- Associated Press - Sunday, October 16, 2016

WILLISTON, N.D. (AP) - At 9 a.m., when the Salvation Army’s Worship and Service Center opens, Charlotte Flexhaug and Lynee Stoner have already started working to organize the food pantry.

It’s a Monday morning, which means it’s going to be busy. In the lobby, people have already started to take numbers so they can get a box of food.

In the room behind the patron side of the pantry, Flexhaug and Stoner work to organize wire shelves that hold nearly the entire stock. They unpack boxes and arrange cans carefully on shelves.

The pair have lost track of how long they’ve been volunteering for the Salvation Army, but Stoner remembers that she first started, probably 10 or 15 years before Flexhaug did. They have an easy rapport as they sort and organize canned fruit, boxes of macaroni and cheese and sacks of beans.

Once the storage area is organized, they shuttle food out to stock the patron shelves.

“There isn’t any of these out here, Charlotte,” Stoner says as she comes into the storage area. “Pork and beans.”

“Really?” Flexhaug asks. “They’re all gone.”

That could be the motto of the pantry. Food comes in and it goes back out nearly as fast. In late August Kristin Oxendahl, the Williston community engagement director for the Salvation Army, put out an urgent request for food donations, because of an increase in need, the Williston Herald reported (https://bit.ly/2ddyHwJ ).

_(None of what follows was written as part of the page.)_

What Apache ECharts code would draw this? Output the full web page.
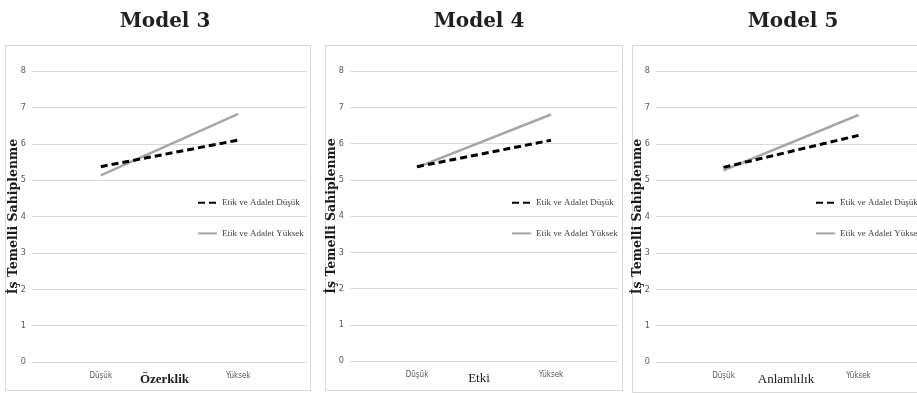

September was even busier. By Sept. 28, the pantry had given food to 453 people, compared to 346 in August. That puts the total served so far this year at 3,079, compared to 2,700 in all of 2015.

One of the reasons the numbers have been going up is that the Salvation Army has streamlined its process for getting food to people. Those who needed food used to have to meet with a caseworker before they got a box, but now they can pick up food two times before they need to have that meeting.

That has made it easier to get food out to the community, and also helped the caseworker meet with people who need some of the other services the Salvation Army offers, such as hotel rooms, clothes or help paying utility bills.

But the new process isn’t the only reason for the growing numbers. With the downturn in oil, people have lost their jobs or seen their hours cut. Even if some of those people bounce back quickly, there are more who need help all the time.

“The need never disappears,” Oxendahl said.

The food pantry switched its distribution method recently, she added. Patrons used to get a standardized box of food, but now can pick out what they need from the pantry.

“There’s a lot less food waste,” she said. “People are able to get the stuff they know they’re going to eat.”

Patrons enter a 20-foot by 20-foot square surrounded on three sides by wire shelves and fill their shopping cart. Each item has a number by it, signifying the amount people can take. When the pantry has more of a particular item, people can take more, Oxendahl said, while they’re limited to one or two when an item is scarce.

Just after 9:30 a.m., the Salvation Army’s truck pulls up to the garage door at the back of the building.

Roscoe Tubman and Patricia Montgomery were out on a daily run to local stores to pick up donations. Monday is usually a busy day, and this Monday is no different.

Albertson’s is switching the branding of its in-house products, and so had a lot to give.

Tubman moves boxes from the front of the truck to the back, while Montgomery and others start to load hand trucks with boxes of food. First off the truck is bakery items. Boxes and plastic crates filled with bread, buns, muffins and doughnuts are stacked onto hand trucks, then taken to be weighed. The weight of each load is marked down, along with the store it came from, and then the baked goods are taken out to the pantry.

The bread, along with fresh fruit, sits apart from the other, nonperishable, food. It’s sorted and loaded onto shelves and tables. People are able to come by every day to get bread and fresh fruit - the entire pantry smells faintly of ripening bananas - because of the shorter shelf life.

After the baked goods are off the truck, the other food is unloaded. Canned goods, dry goods, toiletries and soda are mixed together. Stoner and Flexhaug, along with other volunteers, will have to sort through everything before it gets put out for patrons.

The pantry relies on a few sources for food. Local grocery stores donate, and individuals bring canned or nonperishable food to the Salvation Army. Monetary donations are used to buy food in bulk from the Great Plains Food Bank.

Because much of the food comes from donations, it’s hard to know what’s going to come in. There can be boxes and boxes of crackers on the shelves, for example, but no peanut butter. One of the things volunteers take care of is helping to keep track of the inventory and to make sure food doesn’t pass its expiration date.

“We try to fix it so the older things go out first,” Flexhaug said.

Sometimes, when bread is getting too close to its expiration date, she’ll take some loaves out to give to a local farmer’s chickens. In return, the farmer will sometimes bring extra eggs to the pantry.

Around 10 a.m., the pantry is ready for the first patrons. The process of restocking the shelves will continue all day, though, as items go into shopping carts.

“It cycles through so fast,” Oxendahl said, gesturing to the shelves in the storage area. Some of them seem full, but they won’t be for long.

“It’s not like this will be here for months,” she said.